>> start EXTRACTED RECORDS

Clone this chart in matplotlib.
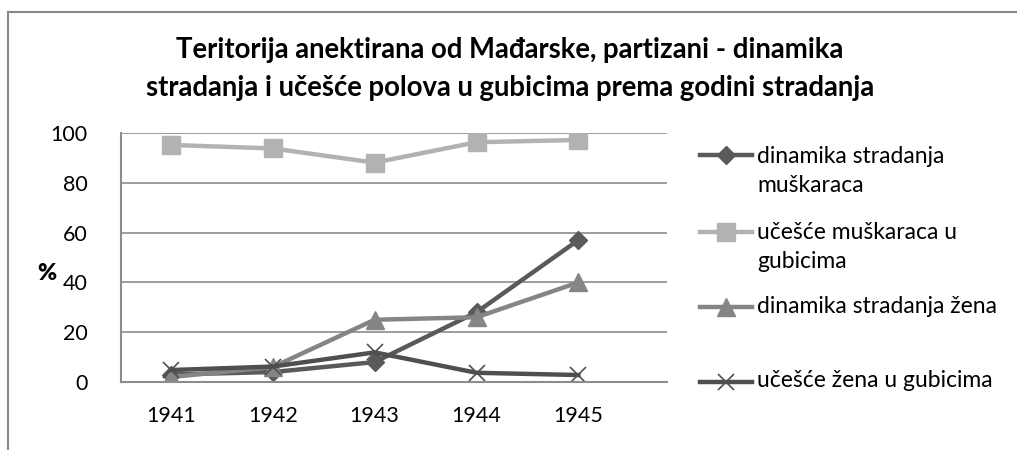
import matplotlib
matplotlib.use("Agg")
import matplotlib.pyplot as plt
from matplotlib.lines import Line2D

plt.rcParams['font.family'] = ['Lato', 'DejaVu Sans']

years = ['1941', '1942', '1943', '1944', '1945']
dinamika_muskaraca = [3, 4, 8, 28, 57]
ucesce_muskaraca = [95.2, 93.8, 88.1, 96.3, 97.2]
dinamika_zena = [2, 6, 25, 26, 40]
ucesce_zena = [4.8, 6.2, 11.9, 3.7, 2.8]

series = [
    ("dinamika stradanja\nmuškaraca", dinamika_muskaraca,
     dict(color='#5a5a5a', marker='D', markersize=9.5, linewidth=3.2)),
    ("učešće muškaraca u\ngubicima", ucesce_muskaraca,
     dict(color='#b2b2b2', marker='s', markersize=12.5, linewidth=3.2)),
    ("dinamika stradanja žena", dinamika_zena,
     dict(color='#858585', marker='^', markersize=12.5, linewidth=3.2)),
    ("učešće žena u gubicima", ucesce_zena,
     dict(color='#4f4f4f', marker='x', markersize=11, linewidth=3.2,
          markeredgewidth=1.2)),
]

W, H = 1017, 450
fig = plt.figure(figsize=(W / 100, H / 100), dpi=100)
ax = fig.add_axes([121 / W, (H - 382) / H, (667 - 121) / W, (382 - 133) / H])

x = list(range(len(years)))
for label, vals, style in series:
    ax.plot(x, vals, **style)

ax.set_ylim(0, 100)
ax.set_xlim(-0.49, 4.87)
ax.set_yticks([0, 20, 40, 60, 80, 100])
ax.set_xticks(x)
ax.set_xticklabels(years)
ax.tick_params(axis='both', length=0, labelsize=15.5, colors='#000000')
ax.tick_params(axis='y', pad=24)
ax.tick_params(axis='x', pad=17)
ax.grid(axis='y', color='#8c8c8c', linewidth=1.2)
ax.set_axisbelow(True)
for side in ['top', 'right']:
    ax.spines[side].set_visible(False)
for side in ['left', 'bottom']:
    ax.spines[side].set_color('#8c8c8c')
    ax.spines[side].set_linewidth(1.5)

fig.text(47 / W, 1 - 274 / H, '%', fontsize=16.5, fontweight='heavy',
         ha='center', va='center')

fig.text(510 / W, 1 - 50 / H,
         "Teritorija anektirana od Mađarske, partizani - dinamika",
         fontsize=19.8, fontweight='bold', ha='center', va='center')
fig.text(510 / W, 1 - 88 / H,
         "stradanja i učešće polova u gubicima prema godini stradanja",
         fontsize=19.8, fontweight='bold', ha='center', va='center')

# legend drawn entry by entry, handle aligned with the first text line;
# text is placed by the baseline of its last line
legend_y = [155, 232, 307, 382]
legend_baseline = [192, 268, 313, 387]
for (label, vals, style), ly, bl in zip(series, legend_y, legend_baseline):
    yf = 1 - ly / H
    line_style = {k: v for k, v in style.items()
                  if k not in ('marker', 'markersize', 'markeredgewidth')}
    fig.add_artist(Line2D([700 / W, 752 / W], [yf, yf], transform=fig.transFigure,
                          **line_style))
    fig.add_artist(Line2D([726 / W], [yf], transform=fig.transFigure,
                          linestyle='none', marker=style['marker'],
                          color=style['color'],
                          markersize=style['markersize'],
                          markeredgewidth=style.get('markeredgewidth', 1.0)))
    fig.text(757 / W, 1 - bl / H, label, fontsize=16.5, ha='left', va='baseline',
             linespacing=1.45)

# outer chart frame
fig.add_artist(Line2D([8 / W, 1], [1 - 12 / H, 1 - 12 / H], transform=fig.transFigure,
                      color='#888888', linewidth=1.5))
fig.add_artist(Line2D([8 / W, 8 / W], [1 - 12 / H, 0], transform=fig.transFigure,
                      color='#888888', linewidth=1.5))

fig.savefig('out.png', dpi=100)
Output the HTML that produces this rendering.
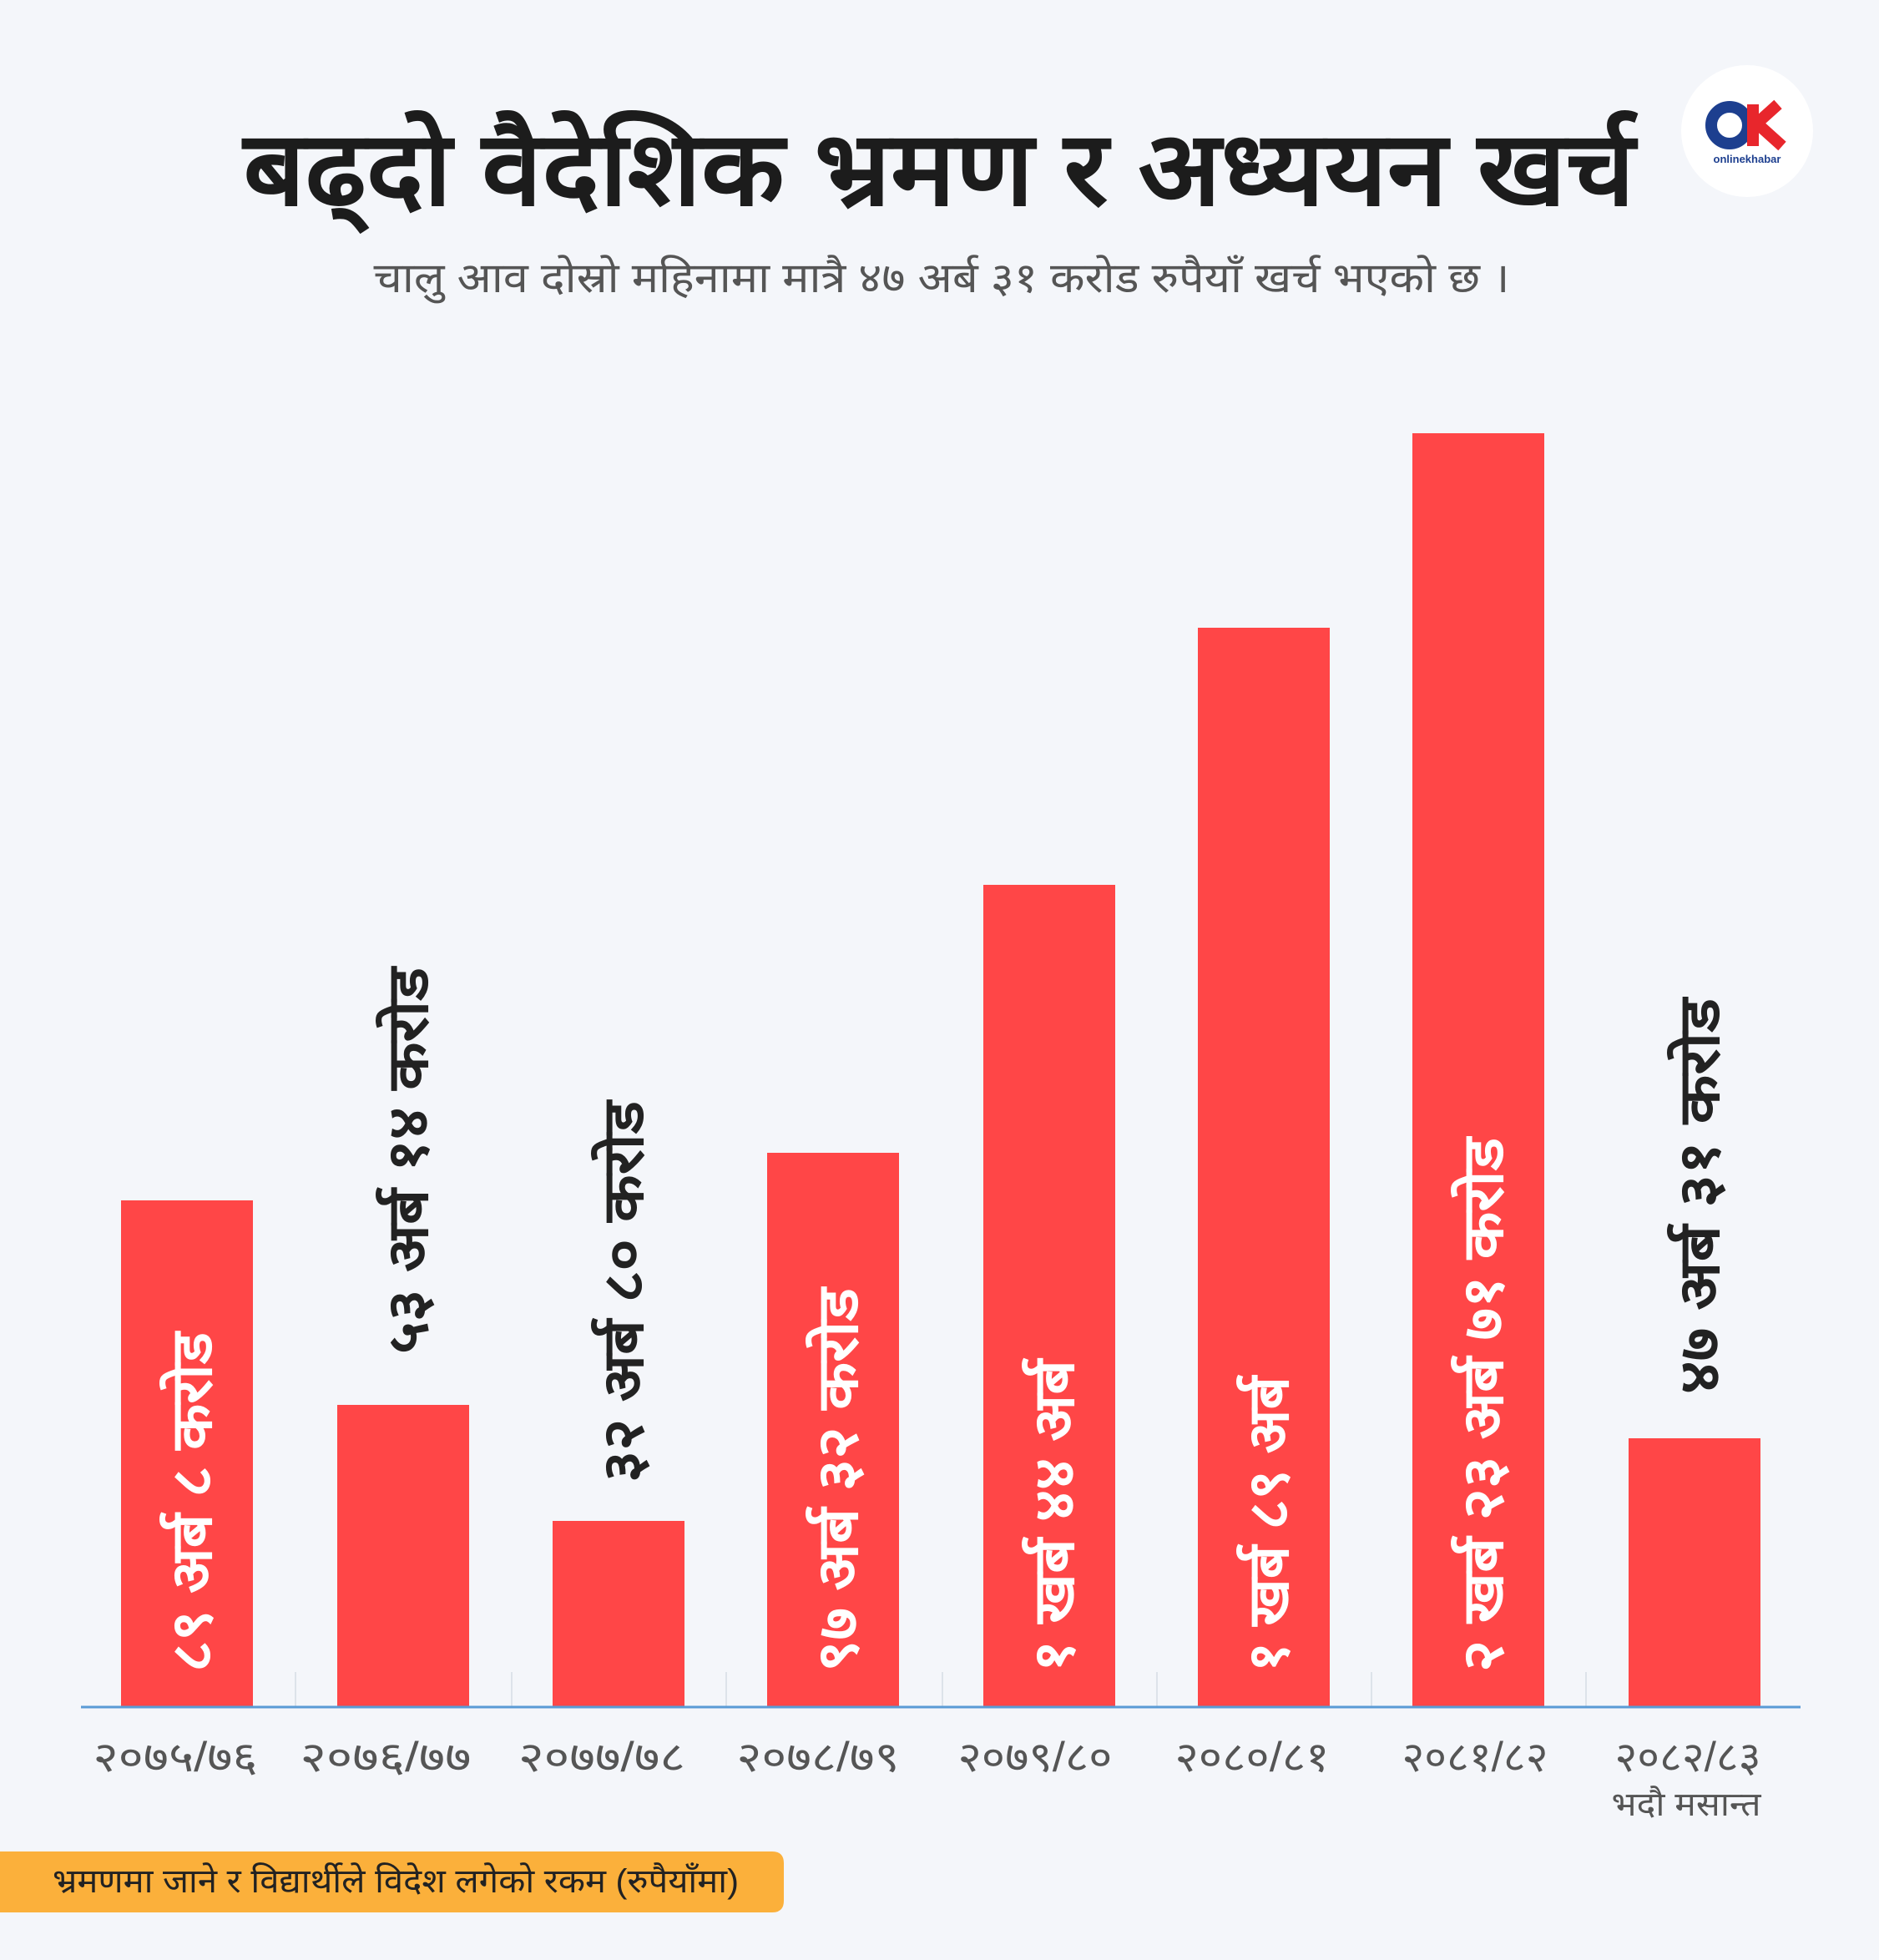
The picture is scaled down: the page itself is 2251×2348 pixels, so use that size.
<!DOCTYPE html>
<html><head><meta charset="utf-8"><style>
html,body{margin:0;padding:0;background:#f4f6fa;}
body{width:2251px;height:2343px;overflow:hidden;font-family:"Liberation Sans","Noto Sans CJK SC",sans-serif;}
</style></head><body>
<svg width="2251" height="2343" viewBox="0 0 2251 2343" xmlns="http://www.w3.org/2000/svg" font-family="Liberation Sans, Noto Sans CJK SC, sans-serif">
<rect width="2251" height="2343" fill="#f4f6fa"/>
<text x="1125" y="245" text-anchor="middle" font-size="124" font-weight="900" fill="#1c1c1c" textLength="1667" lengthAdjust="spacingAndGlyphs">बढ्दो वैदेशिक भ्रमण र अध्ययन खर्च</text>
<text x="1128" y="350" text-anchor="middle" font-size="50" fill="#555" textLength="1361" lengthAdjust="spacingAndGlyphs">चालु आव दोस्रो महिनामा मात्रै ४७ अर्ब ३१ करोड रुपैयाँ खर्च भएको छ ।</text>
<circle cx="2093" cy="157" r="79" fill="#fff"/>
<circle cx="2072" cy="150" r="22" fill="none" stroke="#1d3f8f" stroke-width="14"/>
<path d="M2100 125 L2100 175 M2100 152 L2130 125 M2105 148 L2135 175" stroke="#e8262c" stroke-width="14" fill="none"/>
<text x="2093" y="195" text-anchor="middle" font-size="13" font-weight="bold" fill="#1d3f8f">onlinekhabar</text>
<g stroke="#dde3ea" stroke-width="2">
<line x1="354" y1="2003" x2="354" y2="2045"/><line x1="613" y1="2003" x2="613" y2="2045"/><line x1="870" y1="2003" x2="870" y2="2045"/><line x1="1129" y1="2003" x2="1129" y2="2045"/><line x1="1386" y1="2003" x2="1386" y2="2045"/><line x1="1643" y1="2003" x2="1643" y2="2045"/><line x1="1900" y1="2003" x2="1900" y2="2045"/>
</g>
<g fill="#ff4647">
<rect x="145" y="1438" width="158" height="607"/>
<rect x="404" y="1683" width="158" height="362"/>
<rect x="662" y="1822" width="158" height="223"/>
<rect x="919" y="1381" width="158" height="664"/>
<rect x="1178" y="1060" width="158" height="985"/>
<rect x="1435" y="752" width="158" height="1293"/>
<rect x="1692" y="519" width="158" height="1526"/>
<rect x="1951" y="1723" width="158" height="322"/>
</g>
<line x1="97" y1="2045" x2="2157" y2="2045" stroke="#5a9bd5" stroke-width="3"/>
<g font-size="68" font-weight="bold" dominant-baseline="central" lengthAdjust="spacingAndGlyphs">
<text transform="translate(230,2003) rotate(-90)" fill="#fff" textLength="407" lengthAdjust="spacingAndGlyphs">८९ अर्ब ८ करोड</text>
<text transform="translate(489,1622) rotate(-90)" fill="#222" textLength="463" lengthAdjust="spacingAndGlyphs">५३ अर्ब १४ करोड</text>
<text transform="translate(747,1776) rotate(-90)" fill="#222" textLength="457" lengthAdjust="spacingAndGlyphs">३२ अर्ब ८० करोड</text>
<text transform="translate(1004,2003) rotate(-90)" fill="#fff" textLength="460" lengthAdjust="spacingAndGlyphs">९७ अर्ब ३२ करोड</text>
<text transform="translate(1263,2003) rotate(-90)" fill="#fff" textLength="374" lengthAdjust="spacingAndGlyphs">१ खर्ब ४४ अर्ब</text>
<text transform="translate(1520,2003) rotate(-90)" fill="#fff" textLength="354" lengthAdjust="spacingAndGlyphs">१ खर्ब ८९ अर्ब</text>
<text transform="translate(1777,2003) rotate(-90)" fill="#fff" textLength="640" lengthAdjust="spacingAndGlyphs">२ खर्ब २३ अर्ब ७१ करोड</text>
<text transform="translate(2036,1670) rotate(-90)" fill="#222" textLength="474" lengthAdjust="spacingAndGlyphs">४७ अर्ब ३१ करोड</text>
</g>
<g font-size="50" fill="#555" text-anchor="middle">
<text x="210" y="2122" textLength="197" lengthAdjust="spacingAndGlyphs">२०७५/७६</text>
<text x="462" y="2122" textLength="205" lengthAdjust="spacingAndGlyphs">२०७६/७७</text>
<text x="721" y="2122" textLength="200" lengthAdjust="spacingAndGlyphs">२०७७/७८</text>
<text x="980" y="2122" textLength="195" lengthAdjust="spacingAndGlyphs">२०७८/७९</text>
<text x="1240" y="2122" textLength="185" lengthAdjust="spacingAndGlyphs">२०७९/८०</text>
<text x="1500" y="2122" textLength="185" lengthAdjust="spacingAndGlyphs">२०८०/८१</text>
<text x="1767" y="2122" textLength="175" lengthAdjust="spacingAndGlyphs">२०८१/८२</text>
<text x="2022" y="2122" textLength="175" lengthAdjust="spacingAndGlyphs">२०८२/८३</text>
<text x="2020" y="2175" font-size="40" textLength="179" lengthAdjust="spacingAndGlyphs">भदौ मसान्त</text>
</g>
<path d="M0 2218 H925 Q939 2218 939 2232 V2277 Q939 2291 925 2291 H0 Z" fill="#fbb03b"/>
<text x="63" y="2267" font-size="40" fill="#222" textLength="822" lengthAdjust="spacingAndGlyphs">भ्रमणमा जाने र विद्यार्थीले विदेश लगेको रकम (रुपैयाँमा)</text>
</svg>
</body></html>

>> end EXTRACTED RECORDS

WHAT NEEDS TO BE DONE –
Pick out and copy the lines of the material that include the word "matplotlib".

TASK ANSWER –
Clone this chart in matplotlib.
import matplotlib
matplotlib.use("Agg")
import matplotlib.pyplot as plt
from matplotlib.lines import Line2D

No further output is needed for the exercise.